If you're struggling to repay your student debt, the good news is that you don't necessarily need to resort to such drastic measures to make it more manageable -- or make it go away. You just need to be a bit strategic.
Easing the burden of student debt
If you're having a hard time keeping up with your student loan payments, it pays to explore the remedies that may be available to you. If you took out federal loans, see if you're eligible for an income-driven repayment plan. That way, your monthly payments will be recalculated based on your actual income, and potentially lowered a lot in the process. You can also look into deferring federal student loans for a period of time if you're experiencing a specific financial hardship that's currently making that debt more difficult to pay.
If you took out private loans, you should know that they don't offer the same official borrower protections as federal loans.

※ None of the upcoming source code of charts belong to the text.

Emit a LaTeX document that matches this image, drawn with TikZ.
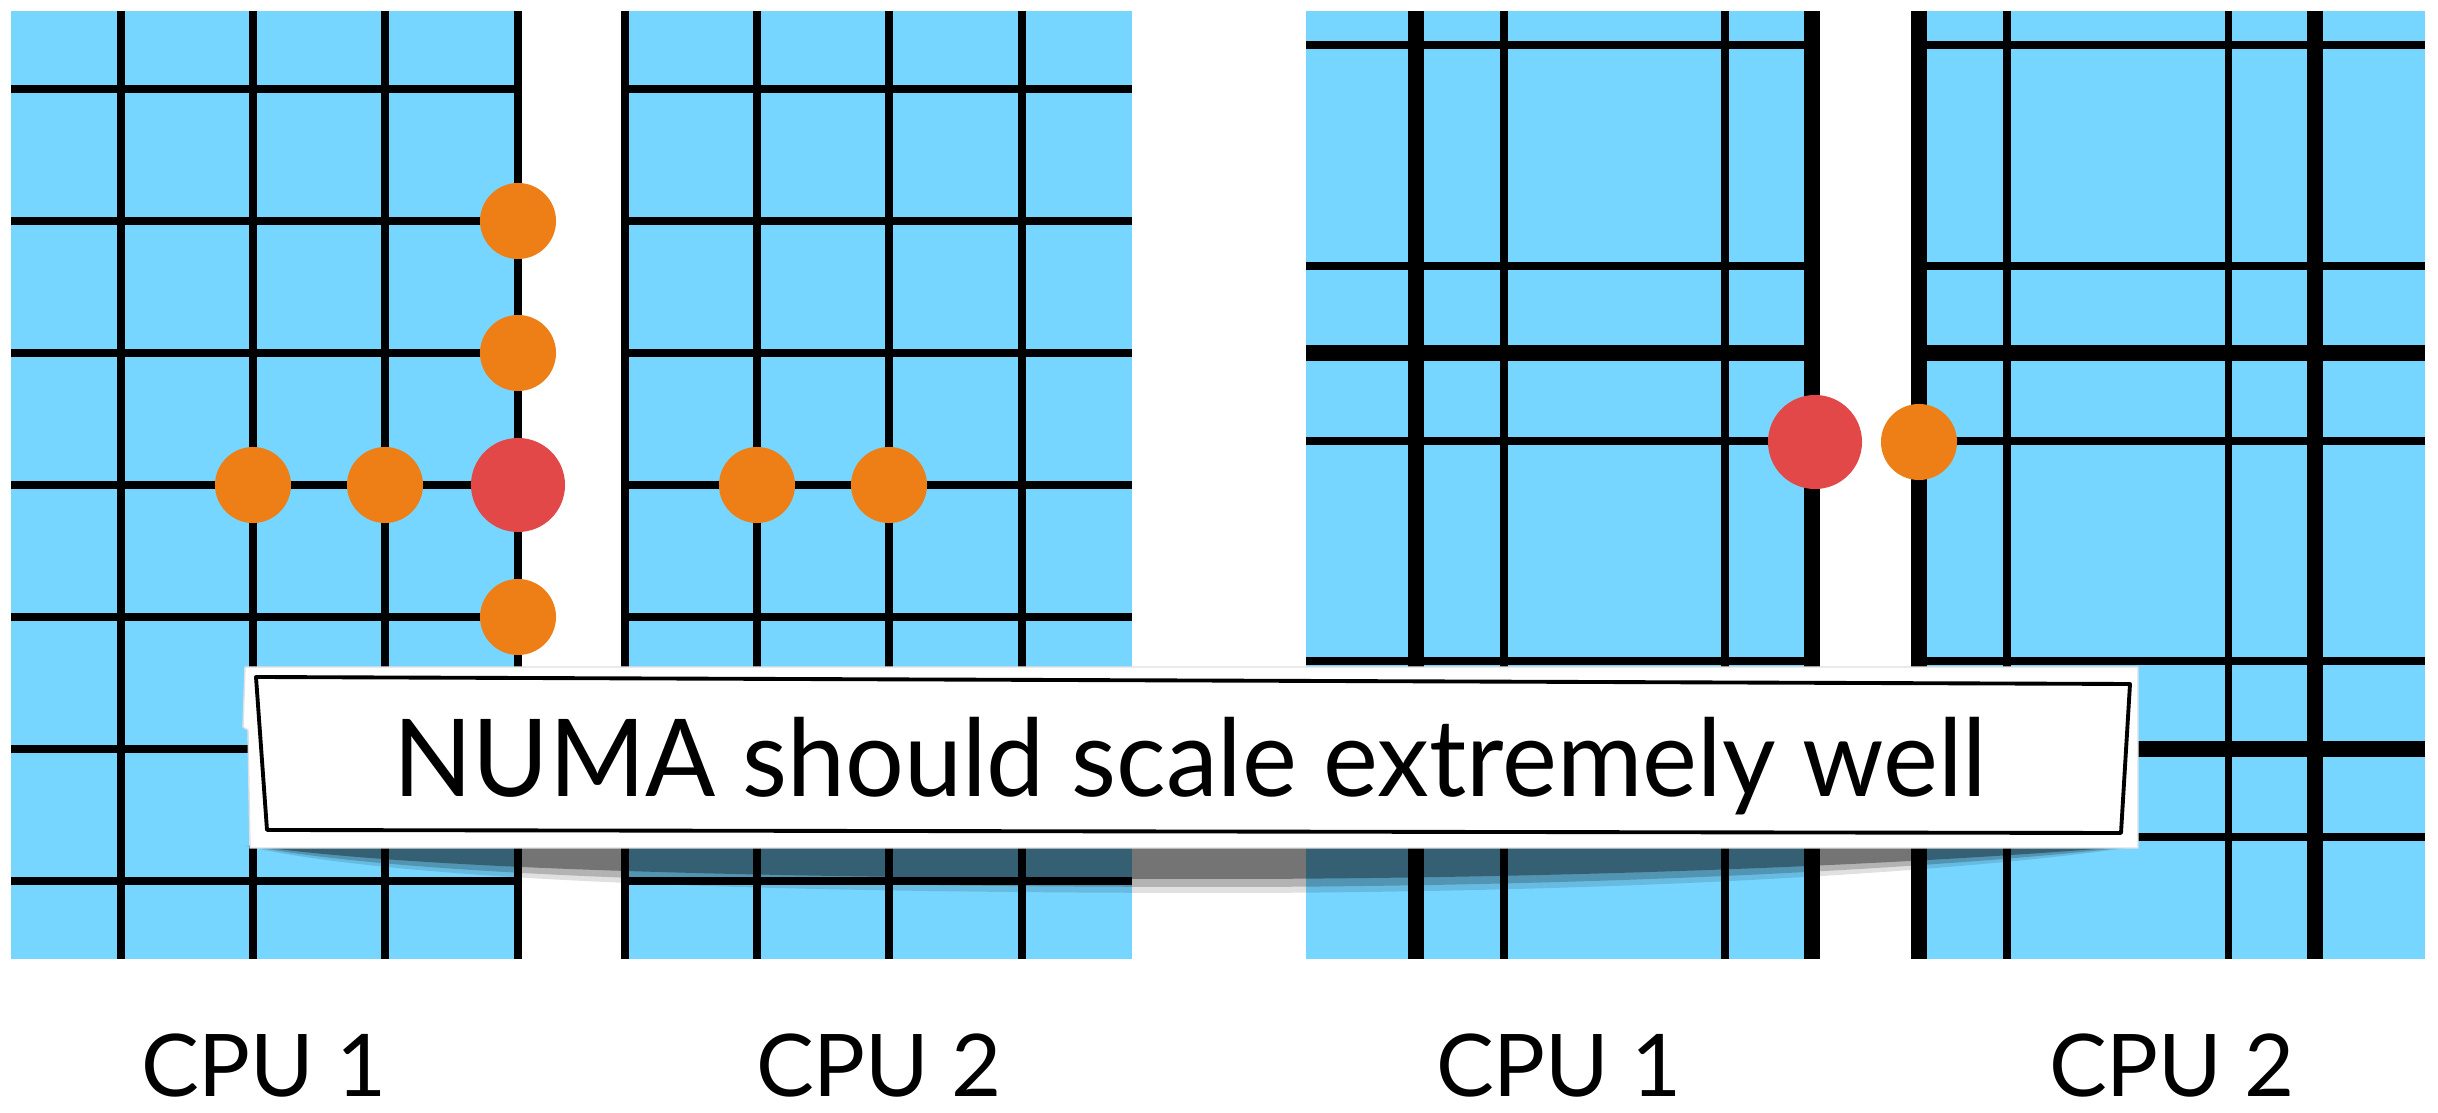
\documentclass[tikz,border=0pt]{standalone}
\usepackage{fontspec}
\setmainfont{Lato}
\newfontfamily\bannerfont[FakeStretch=0.965]{Lato}
\definecolor{meshblue}{HTML}{76D6FF}
\definecolor{cellorange}{HTML}{EE7F17}
\definecolor{cellred}{HTML}{E34848}
\tikzset{
  socket_/.style = {fill=meshblue},
  thin_/.style   = {line width=2pt},
  thick_/.style  = {line width=4.5pt},
  halo_/.style   = {shape=circle, fill=cellorange, minimum size=0.76cm},
  owner_/.style  = {shape=circle, fill=cellred, minimum size=0.94cm},
  cpu_/.style    = {anchor=base, font=\fontsize{24.6}{28}\selectfont},
  banner_/.style = {anchor=base, font=\bannerfont\fontsize{30.6}{34}\selectfont}
}

\begin{document}
\begin{tikzpicture}
  [
    x                 = 0.01cm,
    y                 = -0.01cm,
    every node/.style = {inner sep=0pt}
  ]
  \fill[white] (0,0) rectangle (2438,1113);
  \useasboundingbox (0,0) rectangle (2438,1113);

  % fine mesh split over two sockets
  \fill[socket_] (11,11) rectangle (518,959);
  \fill[socket_] (625,11) rectangle (1132,959);
  \foreach \y in {89,221,353,485,617,749,881} {
    \draw[thin_] (11,\y) -- (518,\y);
    \draw[thin_] (625,\y) -- (1132,\y);
  }
  \foreach \x in {121,253,385,518,625,757,889,1022}
    \draw[thin_] (\x,11) -- (\x,959);

  % coarse mesh split over two sockets
  \fill[socket_] (1306,11) rectangle (1812,959);
  \fill[socket_] (1919,11) rectangle (2425,959);
  \foreach \y in {45,266,441,661,837} {
    \draw[thin_] (1306,\y) -- (1812,\y);
    \draw[thin_] (1919,\y) -- (2425,\y);
  }
  \foreach \y in {353,749} {
    \draw[thick_] (1306,\y) -- (1812,\y);
    \draw[thick_] (1919,\y) -- (2425,\y);
  }
  \foreach \x in {1504,1725,2007,2228}
    \draw[thin_] (\x,11) -- (\x,959);
  \foreach \x in {1416,1812,1919,2315}
    \draw[thick_] (\x,11) -- (\x,959);

  % cell and its halo, fine mesh
  \node[owner_] (own)  at (518,485) {};
  \node[halo_]  (up2)  at (518,221) {};
  \node[halo_]  (up1)  at (518,353) {};
  \node[halo_]  (dn1)  at (518,617) {};
  \node[halo_]  (lf2)  at (253,485) {};
  \node[halo_]  (lf1)  at (385,485) {};
  \node[halo_]  (rt1)  at (757,485) {};
  \node[halo_]  (rt2)  at (889,485) {};

  % cell and its halo, coarse mesh
  \node[owner_] (ownB) at (1815,442) {};
  \node[halo_]  (rtB)  at (1919,442) {};

  % shadow under the banner
  \fill[black, opacity=.12] (245,846) .. controls (430,888) and (900,893) .. (1250,893)
    .. controls (1700,891) and (2000,867) .. (2140,846) -- cycle;
  \fill[black, opacity=.2] (250,846) .. controls (440,882) and (900,887) .. (1250,887)
    .. controls (1700,885) and (2000,862) .. (2138,846) -- cycle;
  \fill[black, opacity=.35] (255,846) .. controls (450,874) and (900,879) .. (1250,879)
    .. controls (1700,877) and (2000,857) .. (2135,846) -- cycle;

  % banner
  \fill[white, draw=black!12, line width=0.4pt] (245,667) -- (2138,667) -- (2138,848)
    -- (250,848) -- (248,730) -- (243,727) -- cycle;
  \draw[line width=1.1pt, line join=round] (256,677) -- (2130,684) -- (2121,833)
    -- (267,830) -- cycle;
  \node[banner_] (msg) at (1190,797) {NUMA should scale extremely well};

  % socket labels
  \node[cpu_] (cpuA1) at (264,1097)  {CPU 1};
  \node[cpu_] (cpuA2) at (879,1097)  {CPU 2};
  \node[cpu_] (cpuB1) at (1559,1097) {CPU 1};
  \node[cpu_] (cpuB2) at (2172,1097) {CPU 2};
\end{tikzpicture}
\end{document}
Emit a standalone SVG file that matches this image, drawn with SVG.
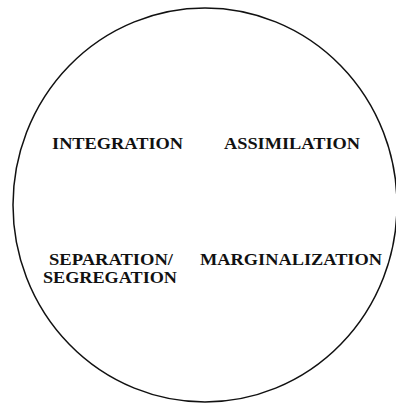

But that doesn't mean you can't attempt to negotiate with your lender. If you reach out and ask for a lower monthly payment, or to hit pause on your payments temporarily, your lender might comply, especially if your account is in good standing.
Knocking out your student debt
If you're not at risk of falling behind on your student loans, but you're also tired of paying them, there are a few things you can do to eliminate them ahead of schedule. First, see if you can refinance your student debt to a lower interest rate. If you do, but you keep making the same monthly payment you're used to, more of your money will go toward your loan's principal, thereby knocking down your balance more quickly.
Another option? Cut back on spending to free up more cash to apply to your student loans, or get a second job to achieve the same result. The more money you pay into your debt, the less interest you accrue, and the easier it becomes to get rid of it for good.
The fact that 39% of Americans would subject themselves to a week behind bars to knock out their student debt is troubling -- yet understandable. But there isn't a "swap jail time for student debt" program in place. Which means your next best bet is to negotiate your repayment terms if you're having a hard time keeping up, or take steps to pay down that debt as quickly as possible.